But he said it is an important concession. "Our lawsuit really pushed them to take a harder look,'' he said. "They agreed to these terms.
'' Even if the agency reaffirms the decision, McSpadden said the agreement would simply put the lawsuit back on track. That would still give his group and other environmental interests a chance to convince U.S.
District Court Judge John Hinderaker that he should block the west option. It's not just that corridor that is at stake: The challengers question the need for the entire 280-mile project from Nogales to Wickenburg. They hope to kill it entirely.
There was no immediate comment from either the Federal Highway Administration, which is conducting the studies, or the Arizona Department of Transportation which has been promoting the new highway. The federal agency's officials already have said where they think most of the highway should go. But they have left undecided the path for routing the highway through — or around — Tucson.
One option is to co-locate I-11 along existing stretches of I-19 and I-10, at least through the area of Picacho Peak. At that point, a new highway would be built to the north and west. But there also is the option that parts ways with I-19 north of Green Valley, with the road then heading west around the San Xavier Reservation and cutting north near Tucson Mountain Park and Saguaro National Park.
That option also runs directly through what's known as the Tucson Mitigation Corridor. That is a significant point in the litigation. Th3 corridor dates back to the 1980s as part of the development of the Tucson leg of the Central Arizona Project canal bringing water from the Colorado River.
Part of the reason for its creation was to minimize disruption to wildlife during aqueduct construction. But it also prohibits future development in the 4.25-square-mile area to "preserve this fragile desert habitat from urbanization and maintain an open wildlife movement corridor.
'' At one point ADOT designed the west option as the "recommended alternative,'' though agency officials have since insisted no final decision has been made. ADOT and the Federal Highway Administration, which is providing funding, already tried to get the lawsuit thrown out of court without having to go to trial. They argued that litigation is premature and that no final decisions have been made on exactly where to place the new road.
But Hinderaker, in a ruling last year, said that's not what the evidence shows. He said it is clear the the federal agency, which makes the initial determination, already concluded that neither the Ironwood Forest nor Sonoran Desert national monuments qualified for special consideration under federal law that would require it to study whether the highway should be placed elsewhere. The judge said there was no analysis done on the ecological impacts to Saguaro National Park or Tucson Mountain Park, based on the agency's conclusion that neither property was a wildlife or waterfowl refuge.

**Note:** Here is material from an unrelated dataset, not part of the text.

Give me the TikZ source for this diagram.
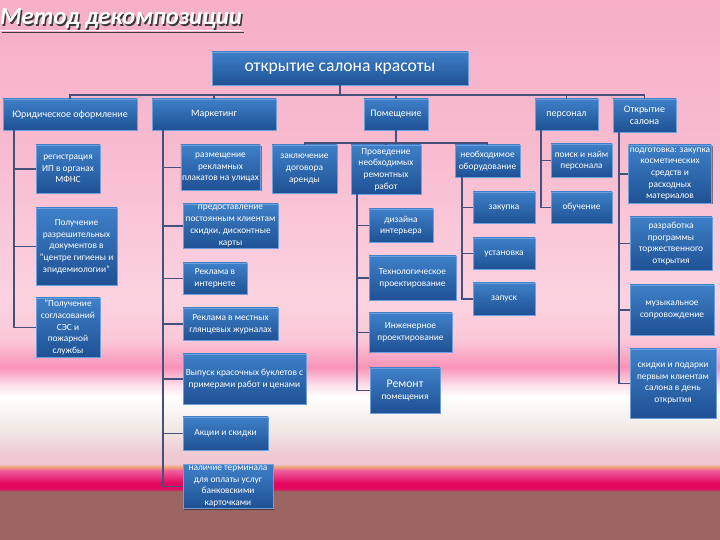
\documentclass[tikz,border=0pt]{standalone}
\usepackage{fontspec}
\setmainfont{Carlito}
\usetikzlibrary{shadows}
\usepackage{xcolor}
\definecolor{cboxtop}{HTML}{3E80C8}
\definecolor{cboxbot}{HTML}{1F5194}
\definecolor{cedge}  {HTML}{6E9FDA}
\definecolor{cline}  {HTML}{46507C}
\definecolor{cshade} {HTML}{3A3A3A}
\definecolor{cbgA}{HTML}{F6AFC6}
\definecolor{cbgB}{HTML}{F8BBD0}
\definecolor{cbgC}{HTML}{FCD3E0}
\definecolor{cbgD}{HTML}{FBC8D8}
\definecolor{cbgE}{HTML}{F993B8}
\definecolor{cbgF}{HTML}{FCE0EA}
\definecolor{cbgG}{HTML}{FFFFFF}
\definecolor{cbgH}{HTML}{F0E8E4}
\definecolor{cbgI}{HTML}{EFC8D2}
\definecolor{cbgJ}{HTML}{F0A070}
\definecolor{cbgK}{HTML}{F060A0}
\definecolor{cbgL}{HTML}{E2085E}
\definecolor{cbgM}{HTML}{9A6562}
% the middle 50bp (25bp..75bp) cover the slide, bottom to top
\pgfdeclareverticalshading{slidebg}{100bp}{%
  color(0bp)=(cbgM); color(25bp)=(cbgM); color(29.5bp)=(cbgM);
  color(29.75bp)=(cbgL); color(30.3bp)=(cbgL); color(31.45bp)=(cbgK);
  color(31.75bp)=(cbgJ); color(32.05bp)=(cbgI); color(32.85bp)=(cbgI);
  color(35.2bp)=(cbgH); color(38.25bp)=(cbgG); color(39.35bp)=(cbgF);
  color(41bp)=(cbgE); color(43.5bp)=(cbgD); color(47.2bp)=(cbgC);
  color(61.1bp)=(cbgB); color(75bp)=(cbgA); color(100bp)=(cbgA)}

\tikzset{
  box/.style = {rectangle, draw=cedge, line width=0.6pt,
                top color=cboxtop, bottom color=cboxbot,
                text=white, align=center, inner sep=1pt,
                font=\fontsize{8}{10}\selectfont,
                drop shadow={shadow xshift=1.2pt, shadow yshift=-1.2pt,
                             fill=black, opacity=0.45}},
  bx/.style 2 args = {box, minimum width=#1*0.03cm, minimum height=#2*0.03cm}
}

\begin{document}
\begin{tikzpicture}[x=0.03cm, y=-0.03cm,
  con/.style  = {draw=cline, line width=1.4pt},
  lvl/.style  = {font=\fontsize{8.5}{10.5}\selectfont},
  ttl/.style  = {font=\fontsize{21}{24}\bfseries\itshape\selectfont,
                 anchor=base west, inner sep=0pt}
]

%% ── Background ────────────────────────────────────────────────────────────
\shade[shading=slidebg] (0,0) rectangle (720,540);
\useasboundingbox (0,0) rectangle (720,540);

%% ── Title ─────────────────────────────────────────────────────────────────
\node[ttl, text=cshade] (titlesh) at (1.5,26.5) {\underline{Метод декомпозиции}};
\node[ttl, text=white]  (title)   at (0,25)     {\underline{Метод декомпозиции}};

%% ── Nodes ─────────────────────────────────────────────────────────────────
\node[bx={256}{33}, font=\fontsize{15}{18}\selectfont] (root) at (340,68.5) {открытие салона красоты};

% level 1
\node[bx={134}{31}, lvl] (jur)  at (70,114.5)    {Юридическое оформление};
\node[bx={124}{31}, lvl] (mark) at (214,114.5)   {Маркетинг};
\node[bx={64}{31},  lvl] (pom)  at (396,114.5)   {Помещение};
\node[bx={63}{31},  lvl] (pers) at (566.5,114.5) {персонал};
\node[bx={63}{33},  lvl] (otkr) at (644.5,115.5) {Открытие\\салона};

% Юридическое оформление
\node[bx={64}{48}] (reg)  at (68,169)    {регистрация\\ИП в органах\\МФНС};
\node[bx={81}{77}] (razr) at (76.5,246.5) {Получение\\разрешительных\\документов в\\"центре гигиены и\\эпидемиологии"};
\node[bx={64}{59}] (sogl) at (68,327.5)  {"Получение\\согласований\\СЭС и\\пожарной\\службы};

% Маркетинг
\node[bx={75}{45}]  (plak) at (220.5,167.5) {размещение\\рекламных\\плакатов на улицах};
\node[bx={95}{44}]  (skid) at (230.5,226)   {предоставление\\постоянным клиентам\\скидки, дисконтные\\карты};
\node[bx={64}{31}]  (inet) at (215,278.5)   {Реклама в\\интернете};
\node[bx={95}{32}]  (jurn) at (230.5,324)   {Реклама в местных\\глянцевых журналах};
\node[bx={123}{50}] (bukl) at (244.5,379)   {Выпуск красочных буклетов с\\примерами работ и ценами};
\node[bx={85}{33}]  (akc)  at (225.5,433.5) {Акции и скидки};
\node[bx={90}{43}]  (term) at (228,486.5)   {наличие терминала\\для оплаты услуг\\банковскими\\карточками};

% Помещение
\node[bx={65}{48}] (arenda) at (304.5,169) {заключение\\договора\\аренды};
\node[bx={70}{49}] (remrab) at (386,169.5) {Проведение\\необходимых\\ремонтных\\работ};
\node[bx={65}{32}] (oborud) at (487.5,161) {необходимое\\оборудование};

\node[bx={64}{33}] (dizain) at (401,225.5)   {дизайна\\интерьера};
\node[bx={87}{44}] (tehn)   at (412.5,278)   {Технологическое\\проектирование};
\node[bx={83}{39}] (inzh)   at (410.5,332.5) {Инженерное\\проектирование};
\node[bx={70}{45}] (remont) at (405,390.5)   {{\fontsize{10}{12}\selectfont Ремонт}\\помещения};

\node[bx={62}{31}] (zakup)  at (504,207.5) {закупка};
\node[bx={62}{31}] (ustan)  at (504,253.5) {установка};
\node[bx={62}{32}] (zapusk) at (504,299)   {запуск};

% персонал
\node[bx={61}{33}] (poisk) at (581.5,160.5) {поиск и найм\\персонала};
\node[bx={61}{31}] (obuch) at (581.5,207.5) {обучение};

% Открытие салона
\node[bx={80}{58}] (podg)   at (670,174)   {подготовка: закупка\\косметических\\средств и\\расходных\\материалов};
\node[bx={82}{53}] (razrab) at (671,243.5) {разработка\\программы\\торжественного\\открытия};
\node[bx={84}{50}] (muz)    at (672,310)   {музыкальное\\сопровождение};
\node[bx={86}{69}] (podar)  at (673,383.5) {скидки и подарки\\первым клиентам\\салона в день\\открытия};

%% ── Connectors ────────────────────────────────────────────────────────────
% root → level 1 (common bus)
\coordinate (bus) at (340,95);
\draw[con] (root.south) -- (bus);
\foreach \c in {jur,mark,pom,pers,otkr}
  \draw[con] (bus) -| (\c.north);

% side trunks
\coordinate (jurT)  at (14,130);
\coordinate (markT) at (163,130);
\coordinate (remT)  at (357,194);
\coordinate (obT)   at (462,177);
\coordinate (persT) at (541,130);
\coordinate (otkrT) at (619,132);

\foreach \c in {reg,razr,sogl}
  \draw[con] (jurT) |- (\c.west);
\foreach \c in {plak,skid,inet,jurn,bukl,akc,term}
  \draw[con] (markT) |- (\c.west);
\foreach \c in {dizain,tehn,inzh,remont}
  \draw[con] (remT) |- (\c.west);
\foreach \c in {zakup,ustan,zapusk}
  \draw[con] (obT) |- (\c.west);
\foreach \c in {poisk,obuch}
  \draw[con] (persT) |- (\c.west);
\foreach \c in {podg,razrab,muz,podar}
  \draw[con] (otkrT) |- (\c.west);

% Помещение → its three blocks
\coordinate (pomB) at (396,143);
\draw[con] (pom.south) -- (pomB);
\foreach \c in {arenda,remrab,oborud}
  \draw[con] (pomB) -| (\c.north);

\end{tikzpicture}
\end{document}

With the new agreement, McSpadden said the federal agency will go back and do what challengers contend it should have done the first time around. What it also requires, he said, is for the feds to publish their findings and then hear from the public. "The west option is absolutely horrible,'' said McSpadden.
"There's plenty more evidence that can be presented to Federal Highway and ADOT about this, including tribal concerns about impacts to cultural resources.'' There are endangered and threatened species whose habitats would be disturbed or destroyed, including the cactus ferruginous pygmy owl, yellow-billed cuckoo, Yuma Ridgeway's rails and southwestern willow flycatcher, said And Melissa Fratello, executive director of the Tucson Audubon Society. "This project risks undermining decades of conservation work, including significant federal investment, to protect ecosystems that sustain wildlife, support local communities, and contribute to Arizona's unique identity and economy,'' she said in a written statement.
McSpadden said the road's route isn't just a Pima County issue. "Every Arizonan should be deeply concerned about the thinking of Federal Highway and ADOT here, that they would run a major interstate between a national park and a national monument and right smack through really culturally rich, archaeologically rich valley that's important to tribes,'' he said. Other sections are at issue, too.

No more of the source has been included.